Yoendrys Gómez leads all risers at +9% to 23% owned. The move is completely justified — a 1.28 FIP with a 30.0% K-rate is the kind of profile that gets rostered in a hurry. Expect him north of 30% by next week if the next outing holds.

Josh Bell climbed 5% to 13% and should be climbing faster. A .525 wOBA with declining strikeouts and rising walks is the exact profile that sustains production. This is a "why is he still available" situation in most competitive leagues.

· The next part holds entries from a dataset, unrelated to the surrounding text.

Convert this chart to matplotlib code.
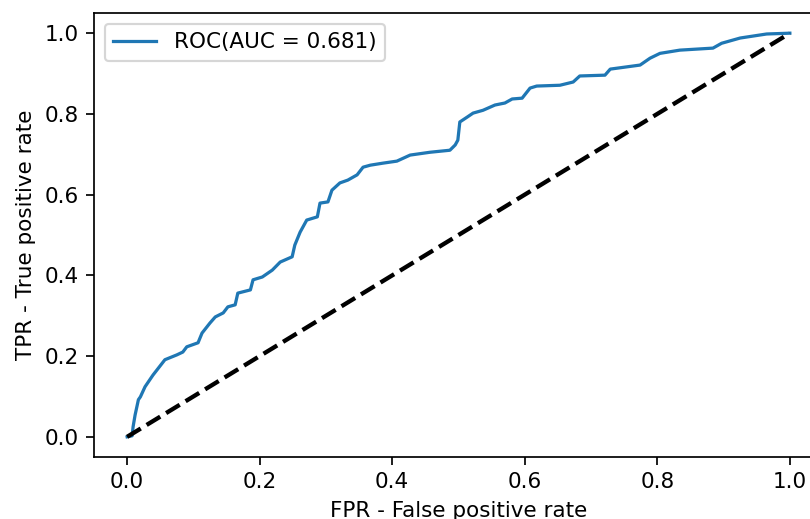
import matplotlib
matplotlib.use('Agg')
import matplotlib.pyplot as plt


fpr = [0.0, 0.0075, 0.009, 0.012, 0.017, 0.020, 0.027, 0.039, 0.057, 0.075,
       0.084, 0.090, 0.107, 0.113, 0.125, 0.133, 0.145, 0.152, 0.163, 0.167,
       0.186, 0.190, 0.204, 0.219, 0.231, 0.249, 0.253, 0.261, 0.271, 0.287,
       0.291, 0.303, 0.309, 0.321, 0.333, 0.347, 0.356, 0.367, 0.386, 0.407,
       0.427, 0.457, 0.487, 0.495, 0.499, 0.502, 0.513, 0.522, 0.537, 0.555,
       0.570, 0.581, 0.596, 0.608, 0.618, 0.653, 0.673, 0.683, 0.721, 0.729,
       0.774, 0.789, 0.804, 0.834, 0.884, 0.897, 0.925, 0.965, 1.0]
tpr = [0.0, 0.0025, 0.025, 0.054, 0.092, 0.099, 0.124, 0.153, 0.191, 0.203,
       0.210, 0.223, 0.233, 0.257, 0.282, 0.297, 0.307, 0.322, 0.327, 0.356,
       0.364, 0.389, 0.396, 0.413, 0.433, 0.446, 0.475, 0.507, 0.537, 0.545,
       0.579, 0.582, 0.611, 0.629, 0.636, 0.649, 0.668, 0.673, 0.678, 0.683,
       0.698, 0.705, 0.710, 0.723, 0.735, 0.780, 0.792, 0.802, 0.809, 0.822,
       0.827, 0.837, 0.839, 0.864, 0.869, 0.871, 0.879, 0.894, 0.896, 0.911,
       0.921, 0.938, 0.950, 0.958, 0.963, 0.975, 0.988, 0.998, 1.0]
auc = 0.681

fig = plt.figure(figsize=(810 / 155, 519 / 155), dpi=155)
ax = fig.add_axes([94 / 810, 62 / 519, (823 - 94) / 810, (457 - 13) / 519])

ax.plot(fpr, tpr, label='ROC(AUC = %.3f)' % auc)
ax.plot([0, 1], [0, 1], 'k--', lw=2)
ax.set_xlabel('FPR - False positive rate')
ax.set_ylabel('TPR - True positive rate')
ax.legend(loc='upper left')

fig.savefig('out.png', dpi=155)
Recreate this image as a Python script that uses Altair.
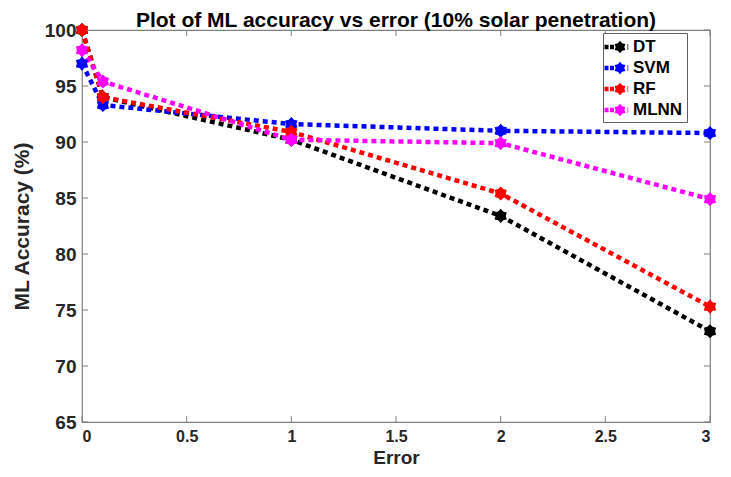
import math
import altair as alt
import pandas as pd

# ---- data ----
errors = [0, 0.1, 1, 2, 3]
series_names = ["DT", "SVM", "RF", "MLNN"]
dt = [100.0, 94.0, 90.2, 83.4, 73.1]
svm = [97.0, 93.3, 91.6, 91.0, 90.8]
rf = [100.0, 94.0, 90.9, 85.4, 75.3]
mlnn = [98.2, 95.4, 90.2, 89.9, 84.9]
colors = ["#000000", "#0000FF", "#FF0000", "#FF00FF"]
x_ticks = [0, 0.5, 1, 1.5, 2, 2.5, 3]
y_ticks = [65, 70, 75, 80, 85, 90, 95, 100]

values = {"DT": dt, "SVM": svm, "RF": rf, "MLNN": mlnn}
rows = []
for order, name in enumerate(series_names):
    for e, v in zip(errors, values[name]):
        rows.append({"Error": e, "Accuracy": v, "Model": name, "order": order})
df = pd.DataFrame(rows)

W, H = 628, 392


def hexa_at(cx, s, inner=0.7):
    p = []
    for k in range(12):
        ang = math.radians(-90 + 30 * k)
        r = (1.0 if k % 2 == 0 else inner) * s
        p.append((cx + r * math.cos(ang), r * math.sin(ang)))
    return "M" + " L".join(f"{x:.3f},{y:.3f}" for x, y in p) + " Z"


hexa = hexa_at(0, 1.0, inner=0.72)

leg_sym = (
    "M-1.25,-0.22 L-0.85,-0.22 L-0.85,0.22 L-1.25,0.22 Z "
    "M-0.7,-0.22 L-0.3,-0.22 L-0.3,0.22 L-0.7,0.22 Z "
    + hexa_at(0.3, 0.62)
    + " M1.05,-0.3 L1.12,-0.3 L1.12,0.3 L1.05,0.3 Z"
)

color_scale = alt.Scale(domain=series_names, range=colors)
xs = alt.Scale(domain=[0, 3], nice=False)
ys = alt.Scale(domain=[65, 100], nice=False)

legend = alt.Legend(
    title=None, orient="none", legendX=521, legendY=3,
    symbolType=leg_sym, symbolSize=400, symbolStrokeWidth=0,
    symbolDash=[1, 0], symbolOpacity=1,
    labelFontSize=17, labelFontWeight="bold", labelColor="#000000",
    labelFont="Liberation Sans", rowPadding=3, padding=4,
    strokeColor="#606060", fillColor="white", cornerRadius=0,
    labelOffset=6,
)

base = alt.Chart(df)

lines = base.mark_line(strokeWidth=4.5, strokeDash=[5, 4]).encode(
    x=alt.X("Error:Q", scale=xs,
            axis=alt.Axis(values=x_ticks, format="~g", title="Error", tickSize=0,
                          grid=False, labelPadding=6, titlePadding=4,
                          labelFontSize=16)),
    y=alt.Y("Accuracy:Q", scale=ys,
            axis=alt.Axis(values=y_ticks, title="ML Accuracy (%)", tickSize=0,
                          grid=False, labelPadding=6, titlePadding=12,
                          labelFontSize=19, titleFontSize=21)),
    color=alt.Color("Model:N", scale=color_scale, legend=legend),
    detail="Model:N",
    order="Error:Q",
)

points = base.mark_point(shape=hexa, filled=True, size=200, opacity=1).encode(
    x=alt.X("Error:Q", scale=xs),
    y=alt.Y("Accuracy:Q", scale=ys),
    color=alt.Color("Model:N", scale=color_scale, legend=legend),
    order="order:Q",
)

tick_x = pd.DataFrame({"t": x_ticks})
tick_y = pd.DataFrame({"t": y_ticks})
xt_bottom = alt.Chart(tick_x).mark_rule(color="#808080", strokeWidth=1).encode(
    x=alt.X("t:Q", scale=xs), y=alt.value(H), y2=alt.value(H - 6))
xt_top = alt.Chart(tick_x).mark_rule(color="#808080", strokeWidth=1).encode(
    x=alt.X("t:Q", scale=xs), y=alt.value(0), y2=alt.value(6))
yt_left = alt.Chart(tick_y).mark_rule(color="#808080", strokeWidth=1).encode(
    y=alt.Y("t:Q", scale=ys), x=alt.value(0), x2=alt.value(6))
yt_right = alt.Chart(tick_y).mark_rule(color="#808080", strokeWidth=1).encode(
    y=alt.Y("t:Q", scale=ys), x=alt.value(W), x2=alt.value(W - 6))

chart = (
    alt.layer(xt_bottom, xt_top, yt_left, yt_right, lines, points)
    .properties(
        width=W, height=H,
        title=alt.Title("Plot of ML accuracy vs error (10% solar penetration)",
                        fontSize=21, fontWeight="bold", color="#000000",
                        font="Liberation Sans", offset=8, frame="group", dy=18),
        autosize=alt.AutoSizeParams(type="none"),
        padding={"left": 74, "top": 22, "right": 10, "bottom": 55},
    )
    .configure_view(stroke="#808080", strokeWidth=1.2)
    .configure_axis(
        labelFont="Liberation Sans", titleFont="Liberation Sans",
        labelFontSize=16, titleFontSize=19, labelFontWeight="bold",
        titleFontWeight="bold", labelColor="#262626", titleColor="#262626",
        domain=False,
    )
)

chart.save("out.html", embed_options={"renderer": "svg", "actions": False})
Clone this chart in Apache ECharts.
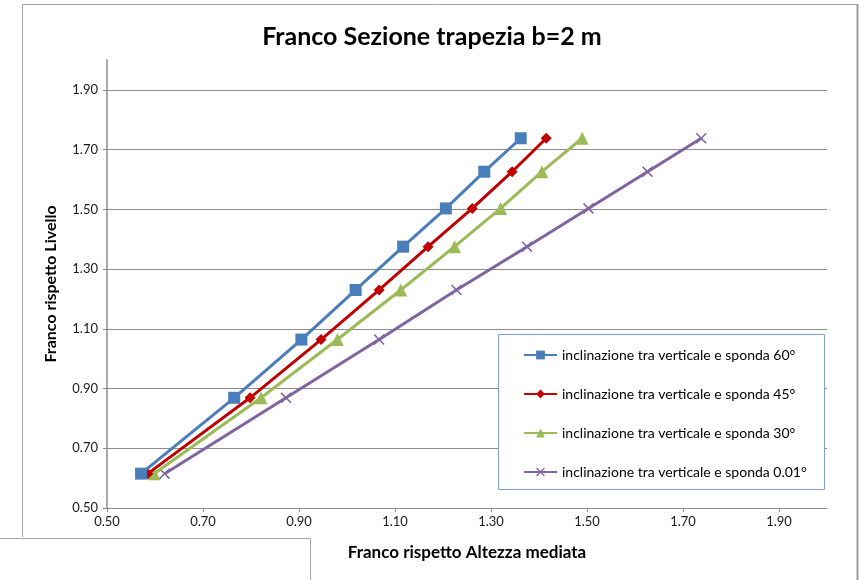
<!DOCTYPE html>
<html>
<head>
<meta charset="utf-8">
<script src="https://cdn.jsdelivr.net/npm/echarts@6/dist/echarts.min.js"></script>
<style>
html,body{margin:0;padding:0;background:#fff;}
#chart{width:864px;height:580px;}
</style>
</head>
<body>
<div id="chart"></div>
<script>
// ---- data ----
var titleText = 'Franco Sezione trapezia b=2 m';
var xAxisName = 'Franco rispetto Altezza mediata';
var yAxisName = 'Franco rispetto Livello';
var seriesNames = [
  'inclinazione tra verticale e sponda 60°',
  'inclinazione tra verticale e sponda 45°',
  'inclinazione tra verticale e sponda 30°',
  'inclinazione tra verticale e sponda 0.01°'
];
var yValues = [0.615, 0.869, 1.064, 1.230, 1.375, 1.503, 1.626, 1.738];
var x60  = [0.571, 0.765, 0.905, 1.018, 1.117, 1.206, 1.286, 1.362];
var x45  = [0.585, 0.798, 0.946, 1.067, 1.169, 1.261, 1.344, 1.415];
var x30  = [0.598, 0.821, 0.980, 1.112, 1.224, 1.320, 1.406, 1.490];
var x001 = [0.620, 0.873, 1.067, 1.228, 1.375, 1.503, 1.626, 1.738];
var xTicks = [0.5, 0.7, 0.9, 1.1, 1.3, 1.5, 1.7, 1.9];
var yTicks = [0.5, 0.7, 0.9, 1.1, 1.3, 1.5, 1.7, 1.9];

// ---- styling ----
var FONT = 'Lato';
var colors = ['#4A7EBB', '#C00000', '#9BBB59', '#8064A2'];
var symbols = ['rect', 'diamond', 'triangle',
  'path://M0,1L1,0L5,4L9,0L10,1L6,5L10,9L9,10L5,6L1,10L0,9L4,5Z'];
var symbolSizes = [12, 11, 13, 11];
var xSets = [x60, x45, x30, x001];

function pairs(xs, ys) {
  var out = [];
  for (var i = 0; i < xs.length; i++) out.push([xs[i], ys[i]]);
  return out;
}

var series = xSets.map(function (xs, i) {
  return {
    name: seriesNames[i],
    type: 'line',
    data: pairs(xs, yValues),
    symbol: symbols[i],
    symbolSize: symbolSizes[i],
    showAllSymbol: true,
    lineStyle: { color: colors[i], width: 3 },
    itemStyle: { color: colors[i] },
    emphasis: { disabled: true },
    animation: false,
    z: 10 - i
  };
});

var gray = '#8C8C8C';
var chart = echarts.init(document.getElementById('chart'), null, { renderer: 'canvas' });
chart.setOption({
  animation: false,
  backgroundColor: '#ffffff',
  title: {
    text: titleText,
    left: 'center',
    top: 19,
    textStyle: { fontFamily: FONT, fontWeight: 'bold', fontSize: 25, color: '#000' }
  },
  grid: { left: 107, top: 60, right: 37, bottom: 72, containLabel: false },
  xAxis: {
    type: 'value',
    min: 0.5, max: 2.0,
    name: xAxisName,
    nameLocation: 'middle',
    nameGap: 36,
    nameTextStyle: { fontFamily: FONT, fontWeight: 'bold', fontSize: 17, color: '#000' },
    axisLine: { show: true, lineStyle: { color: gray, width: 1 } },
    axisTick: { show: true, length: 4, lineStyle: { color: gray }, customValues: xTicks },
    axisLabel: {
      customValues: xTicks,
      margin: 7,
      fontFamily: FONT, fontSize: 13, color: '#1a1a1a',
      formatter: function (v) { return Number(v).toFixed(2); }
    },
    splitLine: { show: false }
  },
  yAxis: {
    type: 'value',
    min: 0.5, max: 2.0,
    name: yAxisName,
    nameLocation: 'middle',
    nameGap: 48,
    nameTextStyle: { fontFamily: FONT, fontWeight: 'bold', fontSize: 16, color: '#000' },
    axisLine: { show: true, lineStyle: { color: gray, width: 1.5 } },
    axisTick: { show: true, length: 4, lineStyle: { color: gray }, customValues: yTicks },
    axisLabel: {
      customValues: yTicks,
      margin: 9,
      fontFamily: FONT, fontSize: 13, color: '#1a1a1a',
      formatter: function (v) { return Number(v).toFixed(2); }
    },
    splitLine: { show: true, lineStyle: { color: gray, width: 1 } }
  },
  legend: {
    orient: 'vertical',
    left: 518,
    top: 343,
    z: 20,
    itemWidth: 33,
    itemHeight: 11,
    itemGap: 25,
    textStyle: { fontFamily: FONT, fontSize: 14, color: '#000' },
    data: seriesNames,
    selectedMode: false
  },
  graphic: [
    { type: 'rect', shape: { x: 498.5, y: 334.5, width: 326, height: 155 },
      style: { fill: '#fff', stroke: '#7EA0CF', lineWidth: 1 }, z: 3, zlevel: 0 },
    { type: 'polyline', shape: { points: [[22.5, 537], [22.5, 4.5], [857, 4.5]] },
      style: { stroke: '#A6A6A6', lineWidth: 1, fill: null }, silent: true },
    { type: 'line', shape: { x1: 857.5, y1: 4, x2: 857.5, y2: 580 },
      style: { stroke: '#9A9A9A', lineWidth: 2 }, silent: true },
    { type: 'polyline', shape: { points: [[0, 538.5], [310.5, 538.5], [310.5, 580]] },
      style: { stroke: '#A6A6A6', lineWidth: 1, fill: null }, silent: true }
  ],
  series: series
});
</script>
</body>
</html>
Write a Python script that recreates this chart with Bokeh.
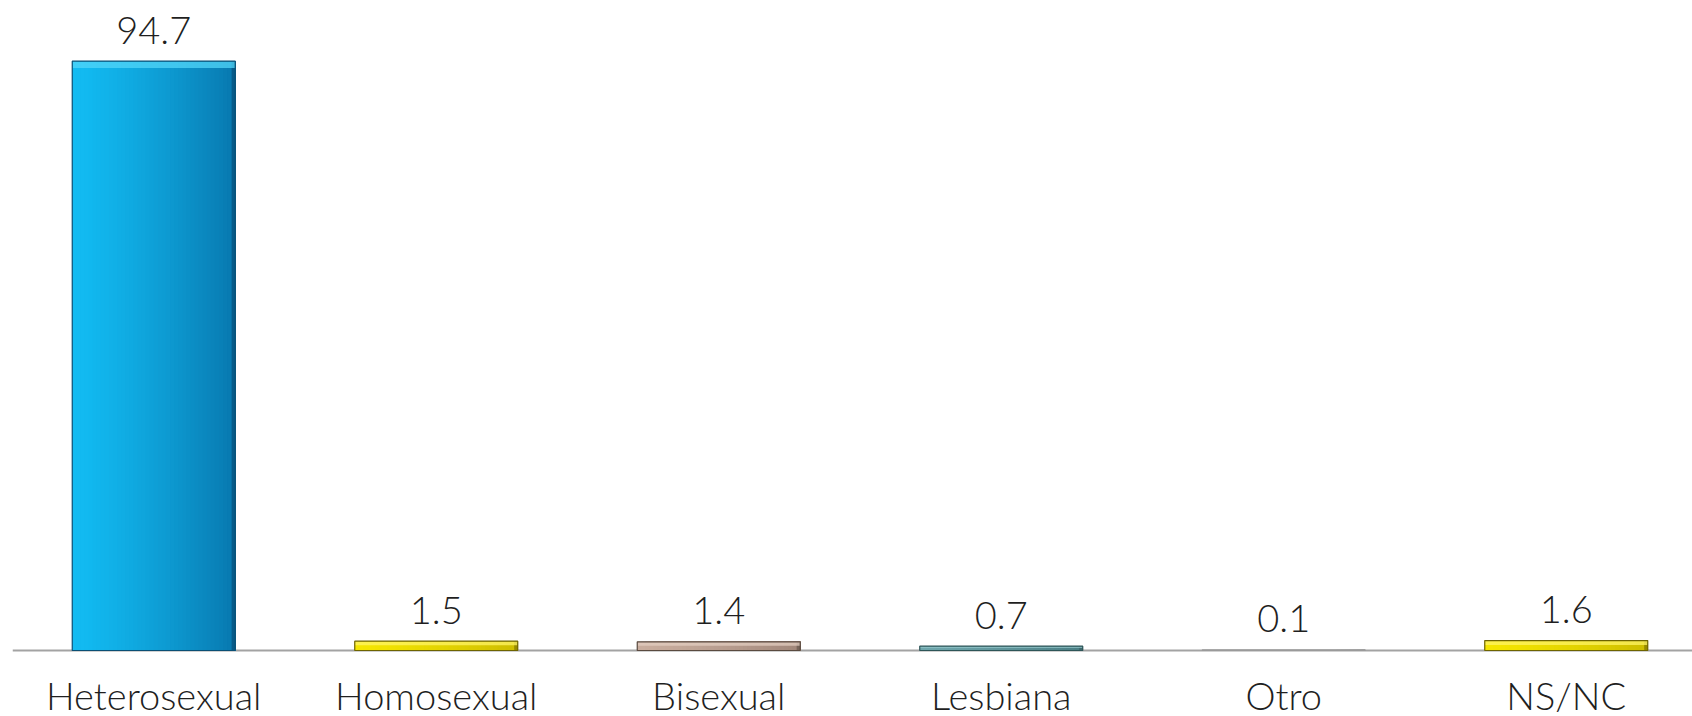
import numpy as np
from bokeh.plotting import figure
from bokeh.models import ColumnDataSource, Range1d, Span
from bokeh.transform import dodge
from bokeh.core.properties import value
from bokeh.embed import file_html
from bokeh.resources import INLINE

# ---- data ----
categories = ["Heterosexual", "Homosexual", "Bisexual", "Lesbiana", "Otro", "NS/NC"]
percentages = [94.7, 1.5, 1.4, 0.7, 0.1, 1.6]

# ---- styles (per bar) ----
left_colors = ["#12BBF2", "#F5E600", "#C9AD9E", "#6EA6AC", "#BDBDBD", "#F5E600"]
right_colors = ["#0879B0", "#CDBD00", "#A1877A", "#4A7E84", "#A0A0A0", "#CDBD00"]
border_colors = ["#0A4F74", "#6E6400", "#5A4A40", "#2E5558", "#9A9A9A", "#6E6400"]
bevel_colors = ["#52D6F8", "#FFF466", "#E3CDC0", "#93C5C9", "#C8C8C8", "#FFF466"]
edge_colors = ["#07547F", "#8A7E00", "#6E5C52", "#3A6468", "#999999", "#8A7E00"]

W = 0.577
N = 40
FONT = "Lato Light"
FSIZE = "38px"

def hex2rgb(h):
    h = h.lstrip("#")
    return np.array([int(h[i:i + 2], 16) for i in (0, 2, 4)], dtype=float)

def rgb2hex(c):
    return "#%02x%02x%02x" % tuple(int(round(v)) for v in c)

xs = np.arange(len(categories)) + 0.5
tops = np.array(percentages, dtype=float)
bevel_bottom = tops - np.minimum(1.1, tops * 0.45)

data = dict(x=xs, top=tops, bev=bevel_bottom,
            label=[f"{v:.1f}" for v in percentages], cat=categories,
            border=border_colors, bevc=bevel_colors, edge=edge_colors)
for i in range(N):
    t = (i / (N - 1)) ** 1.3
    data[f"c{i}"] = [rgb2hex(hex2rgb(a) * (1 - t) + hex2rgb(b) * t)
                     for a, b in zip(left_colors, right_colors)]
src = ColumnDataSource(data)

px_per_unit = 6.223
axis_px = 650
fig_h = 716
y_top = axis_px / px_per_unit
y_bot = -(fig_h - axis_px) / px_per_unit

p = figure(width=1692, height=fig_h, output_backend="svg", toolbar_location=None,
           x_range=Range1d(0, 1680 / 282.5), y_range=Range1d(y_bot, y_top),
           x_axis_type=None, y_axis_type=None,
           min_border_left=12, min_border_right=0, min_border_top=0, min_border_bottom=0)
p.outline_line_color = None
p.grid.visible = False
p.background_fill_color = "white"

p.add_layout(Span(location=0, dimension="width", line_color="#A3A3A3",
                  line_width=2, level="underlay"))

# horizontal gradient: overlapping slices, each running to the bar's right edge
for i in range(N):
    left = -W / 2 + i * W / N
    wi = W / 2 - left
    p.vbar(x=dodge("x", left + wi / 2, range=p.x_range), top="top", bottom=0,
           width=wi, source=src, fill_color=f"c{i}", line_color=None)

# right dark edge
ew = W * 0.022
p.vbar(x=dodge("x", W / 2 - ew / 2, range=p.x_range), top="top", bottom=0,
       width=ew, source=src, fill_color="edge", fill_alpha=0.8, line_color=None)
# top bevel
p.vbar(x="x", top="top", bottom="bev", width=W, source=src,
       fill_color="bevc", fill_alpha=0.75, line_color=None)
# outline
p.vbar(x="x", top="top", bottom=0, width=W, source=src,
       fill_color=None, line_color="border", line_width=1.2)

p.text(x="x", y="top", text="label", source=src, text_font=value(FONT),
       text_font_size=FSIZE, text_align="center", text_baseline="alphabetic",
       y_offset=-31, text_color="#1f1f1f")
p.text(x="x", y=0, text="cat", source=src, text_font=value(FONT),
       text_font_size=FSIZE, text_align="center", text_baseline="alphabetic",
       y_offset=44, text_color="#1f1f1f")

open("out.html", "w").write(file_html(p, INLINE))
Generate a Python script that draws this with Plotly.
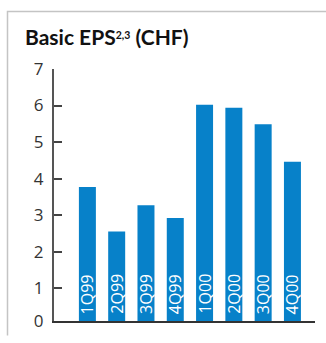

Victor Caratini nudged up just 1% to 3% despite a .689 wOBA week. The market is sleeping on him, likely due to the catcher position tax and small sample concerns. The underlying 30-day wOBA of .401 suggests real ability, though — this isn't purely noise.

Garrett Cleavinger held steady at 6% despite a scoreless week with a 37.5% K-rate. Reliever adds are always slow in fantasy, but the FIP backs the zeros. He'll move when he strings together another week like this.

Hunter Feduccia remains at 0% — invisible to the market. The 87.5% hard-hit rate and 99.6 mph exit velocity are impossible to ignore from an analytical standpoint. This is the kind of player who goes from 0% to 20% in a single week once a multi-homer game hits.

Quick Hits

  • Minnesota is a waiver goldmine right now. Four of today's ten signals — Bell, Gómez, Caratini, and Kreidler — come from the Twins' system. Whatever the coaching staff is doing with plate approach is working; all four hitters show declining K-rates and rising walk rates simultaneously.
  • The catcher wire is alive. Caratini (.689 wOBA) and Feduccia (99.6 mph EV) represent two different paths to production — one hitting for average and power, the other crushing the ball without the results yet. If you're streaming catchers, both are in play.
  • Sub-1.00 FIP club: Both Newcomb (0.93) and Cano (0.93) posted identical FIPs this week. One is starting for the worst team in baseball, the other is relieving for one of the best. Context matters — but the stuff is real for both.
  • Exit velocity king of the week: Feduccia's 99.6 mph average exit velocity is the highest in today's data by a wide margin. For context, the next closest is Kreidler at 94.3 mph. That kind of barrel quality from the catcher position is rare.
  • Landen Roupp's ownership is dropping (-4%) while his K-rate is rising (28.0% vs 23.3% 30d). That's a market inefficiency. Buy the dip.